** start RAW DATA **
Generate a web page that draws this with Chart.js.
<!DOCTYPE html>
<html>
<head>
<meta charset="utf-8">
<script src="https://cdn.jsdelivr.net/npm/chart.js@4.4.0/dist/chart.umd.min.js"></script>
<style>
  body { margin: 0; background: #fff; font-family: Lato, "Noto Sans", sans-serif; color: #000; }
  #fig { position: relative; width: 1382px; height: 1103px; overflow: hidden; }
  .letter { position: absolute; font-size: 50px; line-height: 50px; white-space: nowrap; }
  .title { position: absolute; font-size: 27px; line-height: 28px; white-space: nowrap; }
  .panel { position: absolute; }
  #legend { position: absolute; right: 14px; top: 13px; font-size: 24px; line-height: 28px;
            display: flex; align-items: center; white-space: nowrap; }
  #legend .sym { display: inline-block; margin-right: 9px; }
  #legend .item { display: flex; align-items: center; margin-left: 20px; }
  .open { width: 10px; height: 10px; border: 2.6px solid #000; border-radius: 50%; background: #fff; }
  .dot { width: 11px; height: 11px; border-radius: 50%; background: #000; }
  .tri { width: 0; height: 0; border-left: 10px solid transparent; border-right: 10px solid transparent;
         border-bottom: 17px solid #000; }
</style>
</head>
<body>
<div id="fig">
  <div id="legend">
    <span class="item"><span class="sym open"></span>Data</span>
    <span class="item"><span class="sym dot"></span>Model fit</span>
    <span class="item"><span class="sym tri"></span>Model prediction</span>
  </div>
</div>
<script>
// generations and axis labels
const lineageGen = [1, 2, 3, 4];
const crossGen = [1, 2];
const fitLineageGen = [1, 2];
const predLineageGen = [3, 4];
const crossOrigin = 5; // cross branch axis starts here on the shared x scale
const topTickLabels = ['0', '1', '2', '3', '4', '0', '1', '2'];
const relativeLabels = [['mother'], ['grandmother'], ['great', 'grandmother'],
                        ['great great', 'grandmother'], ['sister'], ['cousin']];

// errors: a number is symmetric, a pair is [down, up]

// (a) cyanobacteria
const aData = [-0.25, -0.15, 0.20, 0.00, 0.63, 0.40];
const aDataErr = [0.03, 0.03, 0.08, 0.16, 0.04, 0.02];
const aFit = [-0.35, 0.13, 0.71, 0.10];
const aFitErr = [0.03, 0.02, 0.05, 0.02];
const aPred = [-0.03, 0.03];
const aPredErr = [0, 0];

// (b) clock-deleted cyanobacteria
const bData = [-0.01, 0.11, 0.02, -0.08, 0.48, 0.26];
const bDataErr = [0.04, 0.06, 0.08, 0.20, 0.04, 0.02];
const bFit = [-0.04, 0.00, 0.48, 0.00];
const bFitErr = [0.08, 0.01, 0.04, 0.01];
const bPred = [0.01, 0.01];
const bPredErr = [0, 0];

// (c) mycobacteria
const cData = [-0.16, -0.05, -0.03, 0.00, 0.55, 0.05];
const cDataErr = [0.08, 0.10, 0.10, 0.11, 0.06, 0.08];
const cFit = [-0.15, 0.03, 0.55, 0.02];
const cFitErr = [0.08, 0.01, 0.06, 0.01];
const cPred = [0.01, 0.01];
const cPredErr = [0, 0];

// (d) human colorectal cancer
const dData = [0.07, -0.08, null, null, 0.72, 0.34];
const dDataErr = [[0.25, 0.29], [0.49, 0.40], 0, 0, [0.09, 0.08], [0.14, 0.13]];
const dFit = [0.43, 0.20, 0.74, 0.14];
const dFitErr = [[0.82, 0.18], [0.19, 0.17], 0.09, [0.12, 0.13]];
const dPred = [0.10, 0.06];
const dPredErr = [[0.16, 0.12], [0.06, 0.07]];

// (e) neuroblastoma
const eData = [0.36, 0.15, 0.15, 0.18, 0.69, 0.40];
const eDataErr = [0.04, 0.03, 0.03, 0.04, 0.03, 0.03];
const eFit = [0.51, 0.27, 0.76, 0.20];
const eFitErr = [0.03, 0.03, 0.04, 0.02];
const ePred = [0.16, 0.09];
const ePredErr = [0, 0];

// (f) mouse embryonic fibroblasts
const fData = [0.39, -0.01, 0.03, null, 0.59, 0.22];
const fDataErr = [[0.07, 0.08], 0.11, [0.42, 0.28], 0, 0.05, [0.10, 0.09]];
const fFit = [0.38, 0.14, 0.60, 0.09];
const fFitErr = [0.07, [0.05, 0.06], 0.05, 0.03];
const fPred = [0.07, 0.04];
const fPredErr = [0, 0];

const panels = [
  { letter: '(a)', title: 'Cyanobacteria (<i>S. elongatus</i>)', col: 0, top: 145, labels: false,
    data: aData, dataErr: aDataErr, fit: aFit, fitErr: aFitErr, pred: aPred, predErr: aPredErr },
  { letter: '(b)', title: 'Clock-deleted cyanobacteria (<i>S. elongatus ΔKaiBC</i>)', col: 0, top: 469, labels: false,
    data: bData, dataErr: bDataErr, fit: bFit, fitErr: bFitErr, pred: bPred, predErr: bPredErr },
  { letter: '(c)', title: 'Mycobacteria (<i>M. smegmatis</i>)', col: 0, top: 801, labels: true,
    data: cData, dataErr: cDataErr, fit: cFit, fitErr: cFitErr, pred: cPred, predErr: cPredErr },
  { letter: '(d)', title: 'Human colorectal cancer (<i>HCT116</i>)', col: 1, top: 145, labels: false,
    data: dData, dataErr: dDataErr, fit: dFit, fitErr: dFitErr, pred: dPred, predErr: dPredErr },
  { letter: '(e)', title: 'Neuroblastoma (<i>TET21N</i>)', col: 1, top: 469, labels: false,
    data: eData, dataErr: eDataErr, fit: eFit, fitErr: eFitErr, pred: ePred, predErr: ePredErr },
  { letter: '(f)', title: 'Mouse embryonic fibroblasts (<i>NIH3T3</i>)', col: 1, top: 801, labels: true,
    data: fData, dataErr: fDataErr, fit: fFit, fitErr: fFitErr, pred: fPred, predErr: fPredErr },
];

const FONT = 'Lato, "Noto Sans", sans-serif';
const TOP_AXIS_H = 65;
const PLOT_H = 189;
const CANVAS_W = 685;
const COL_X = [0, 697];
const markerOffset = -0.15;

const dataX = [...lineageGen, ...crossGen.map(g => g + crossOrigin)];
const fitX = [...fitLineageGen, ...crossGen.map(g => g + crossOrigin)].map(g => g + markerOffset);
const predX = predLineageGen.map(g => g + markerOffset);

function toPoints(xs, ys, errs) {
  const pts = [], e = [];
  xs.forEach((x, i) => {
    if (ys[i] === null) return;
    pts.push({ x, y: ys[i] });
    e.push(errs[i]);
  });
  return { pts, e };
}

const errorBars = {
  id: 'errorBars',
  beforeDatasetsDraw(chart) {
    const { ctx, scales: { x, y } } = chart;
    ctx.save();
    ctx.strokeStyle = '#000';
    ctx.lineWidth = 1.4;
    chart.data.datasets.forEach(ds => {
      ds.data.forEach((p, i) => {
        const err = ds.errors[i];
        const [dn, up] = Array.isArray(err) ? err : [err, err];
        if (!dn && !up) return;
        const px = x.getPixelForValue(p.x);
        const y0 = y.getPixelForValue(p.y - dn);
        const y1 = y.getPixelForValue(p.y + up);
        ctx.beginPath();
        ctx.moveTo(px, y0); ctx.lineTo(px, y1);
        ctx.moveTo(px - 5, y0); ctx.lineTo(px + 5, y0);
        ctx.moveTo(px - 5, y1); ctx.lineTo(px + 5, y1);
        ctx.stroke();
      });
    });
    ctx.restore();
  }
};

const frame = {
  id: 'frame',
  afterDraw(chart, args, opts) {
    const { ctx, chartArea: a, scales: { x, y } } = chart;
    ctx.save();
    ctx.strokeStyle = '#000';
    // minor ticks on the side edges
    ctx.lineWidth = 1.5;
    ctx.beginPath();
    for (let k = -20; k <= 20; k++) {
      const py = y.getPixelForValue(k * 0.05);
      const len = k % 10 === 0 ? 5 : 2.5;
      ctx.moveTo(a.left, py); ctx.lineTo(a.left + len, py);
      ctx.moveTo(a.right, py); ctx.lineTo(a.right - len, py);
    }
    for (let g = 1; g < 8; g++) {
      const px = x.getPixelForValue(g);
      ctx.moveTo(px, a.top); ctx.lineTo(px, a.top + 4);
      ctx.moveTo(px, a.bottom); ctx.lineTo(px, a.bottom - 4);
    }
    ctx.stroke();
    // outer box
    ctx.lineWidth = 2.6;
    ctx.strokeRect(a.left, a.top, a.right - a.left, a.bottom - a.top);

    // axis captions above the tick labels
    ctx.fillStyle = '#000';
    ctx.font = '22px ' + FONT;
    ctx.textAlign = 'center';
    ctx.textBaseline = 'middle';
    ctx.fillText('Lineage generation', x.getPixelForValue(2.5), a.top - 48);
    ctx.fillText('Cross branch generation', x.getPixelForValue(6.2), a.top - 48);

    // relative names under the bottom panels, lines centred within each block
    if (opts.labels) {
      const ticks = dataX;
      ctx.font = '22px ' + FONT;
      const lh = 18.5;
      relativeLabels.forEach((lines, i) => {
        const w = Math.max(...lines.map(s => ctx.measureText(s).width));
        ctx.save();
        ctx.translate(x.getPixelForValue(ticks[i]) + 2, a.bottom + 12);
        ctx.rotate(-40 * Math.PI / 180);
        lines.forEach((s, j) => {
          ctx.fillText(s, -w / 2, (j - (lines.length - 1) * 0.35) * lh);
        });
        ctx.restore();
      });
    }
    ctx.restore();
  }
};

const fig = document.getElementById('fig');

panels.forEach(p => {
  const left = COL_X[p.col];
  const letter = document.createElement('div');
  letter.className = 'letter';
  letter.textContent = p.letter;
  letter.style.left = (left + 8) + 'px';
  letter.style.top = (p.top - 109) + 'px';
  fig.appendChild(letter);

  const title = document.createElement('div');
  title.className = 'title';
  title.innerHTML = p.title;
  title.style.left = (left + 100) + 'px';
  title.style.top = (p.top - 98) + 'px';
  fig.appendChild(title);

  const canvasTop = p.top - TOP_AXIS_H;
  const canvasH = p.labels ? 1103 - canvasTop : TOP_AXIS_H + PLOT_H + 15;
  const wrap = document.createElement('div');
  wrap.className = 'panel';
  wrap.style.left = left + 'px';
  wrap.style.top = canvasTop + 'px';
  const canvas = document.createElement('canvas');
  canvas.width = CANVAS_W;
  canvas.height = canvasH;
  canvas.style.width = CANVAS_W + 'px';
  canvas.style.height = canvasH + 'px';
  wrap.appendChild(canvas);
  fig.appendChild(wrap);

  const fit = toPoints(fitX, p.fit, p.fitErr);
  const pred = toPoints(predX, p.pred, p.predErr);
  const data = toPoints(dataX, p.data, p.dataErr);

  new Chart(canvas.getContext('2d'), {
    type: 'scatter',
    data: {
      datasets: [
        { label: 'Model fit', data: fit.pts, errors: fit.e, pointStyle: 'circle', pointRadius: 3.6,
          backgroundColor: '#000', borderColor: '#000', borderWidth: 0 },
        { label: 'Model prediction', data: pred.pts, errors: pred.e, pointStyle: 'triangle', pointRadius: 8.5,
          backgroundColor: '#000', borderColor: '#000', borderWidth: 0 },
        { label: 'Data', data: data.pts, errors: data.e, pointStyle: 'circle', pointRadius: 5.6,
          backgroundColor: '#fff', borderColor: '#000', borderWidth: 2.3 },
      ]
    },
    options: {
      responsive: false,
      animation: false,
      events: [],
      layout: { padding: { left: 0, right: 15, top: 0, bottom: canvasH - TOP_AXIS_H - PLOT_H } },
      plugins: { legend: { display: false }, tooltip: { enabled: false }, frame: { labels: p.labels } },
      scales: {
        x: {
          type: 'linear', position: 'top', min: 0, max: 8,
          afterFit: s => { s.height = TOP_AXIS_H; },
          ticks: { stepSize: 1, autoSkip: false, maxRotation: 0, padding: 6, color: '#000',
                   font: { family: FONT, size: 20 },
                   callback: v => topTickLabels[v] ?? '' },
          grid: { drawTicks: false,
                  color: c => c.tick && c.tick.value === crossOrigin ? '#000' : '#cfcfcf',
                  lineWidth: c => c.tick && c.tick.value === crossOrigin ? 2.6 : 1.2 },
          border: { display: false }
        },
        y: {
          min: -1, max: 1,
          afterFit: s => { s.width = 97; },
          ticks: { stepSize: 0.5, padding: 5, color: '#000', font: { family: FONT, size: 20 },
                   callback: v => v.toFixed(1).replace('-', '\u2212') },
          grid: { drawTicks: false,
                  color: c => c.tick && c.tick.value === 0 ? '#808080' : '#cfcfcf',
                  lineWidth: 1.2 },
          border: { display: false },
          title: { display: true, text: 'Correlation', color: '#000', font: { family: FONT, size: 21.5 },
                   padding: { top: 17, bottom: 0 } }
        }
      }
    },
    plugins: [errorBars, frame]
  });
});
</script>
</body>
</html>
** end RAW DATA **
#### DIRECTIONS:
Everything from the first line above up to and including the line that contains "is [down, up]" should be printed exactly; please print only that.

#### RESPONSE BELOW:
Generate a web page that draws this with Chart.js.
<!DOCTYPE html>
<html>
<head>
<meta charset="utf-8">
<script src="https://cdn.jsdelivr.net/npm/chart.js@4.4.0/dist/chart.umd.min.js"></script>
<style>
  body { margin: 0; background: #fff; font-family: Lato, "Noto Sans", sans-serif; color: #000; }
  #fig { position: relative; width: 1382px; height: 1103px; overflow: hidden; }
  .letter { position: absolute; font-size: 50px; line-height: 50px; white-space: nowrap; }
  .title { position: absolute; font-size: 27px; line-height: 28px; white-space: nowrap; }
  .panel { position: absolute; }
  #legend { position: absolute; right: 14px; top: 13px; font-size: 24px; line-height: 28px;
            display: flex; align-items: center; white-space: nowrap; }
  #legend .sym { display: inline-block; margin-right: 9px; }
  #legend .item { display: flex; align-items: center; margin-left: 20px; }
  .open { width: 10px; height: 10px; border: 2.6px solid #000; border-radius: 50%; background: #fff; }
  .dot { width: 11px; height: 11px; border-radius: 50%; background: #000; }
  .tri { width: 0; height: 0; border-left: 10px solid transparent; border-right: 10px solid transparent;
         border-bottom: 17px solid #000; }
</style>
</head>
<body>
<div id="fig">
  <div id="legend">
    <span class="item"><span class="sym open"></span>Data</span>
    <span class="item"><span class="sym dot"></span>Model fit</span>
    <span class="item"><span class="sym tri"></span>Model prediction</span>
  </div>
</div>
<script>
// generations and axis labels
const lineageGen = [1, 2, 3, 4];
const crossGen = [1, 2];
const fitLineageGen = [1, 2];
const predLineageGen = [3, 4];
const crossOrigin = 5; // cross branch axis starts here on the shared x scale
const topTickLabels = ['0', '1', '2', '3', '4', '0', '1', '2'];
const relativeLabels = [['mother'], ['grandmother'], ['great', 'grandmother'],
                        ['great great', 'grandmother'], ['sister'], ['cousin']];

// errors: a number is symmetric, a pair is [down, up]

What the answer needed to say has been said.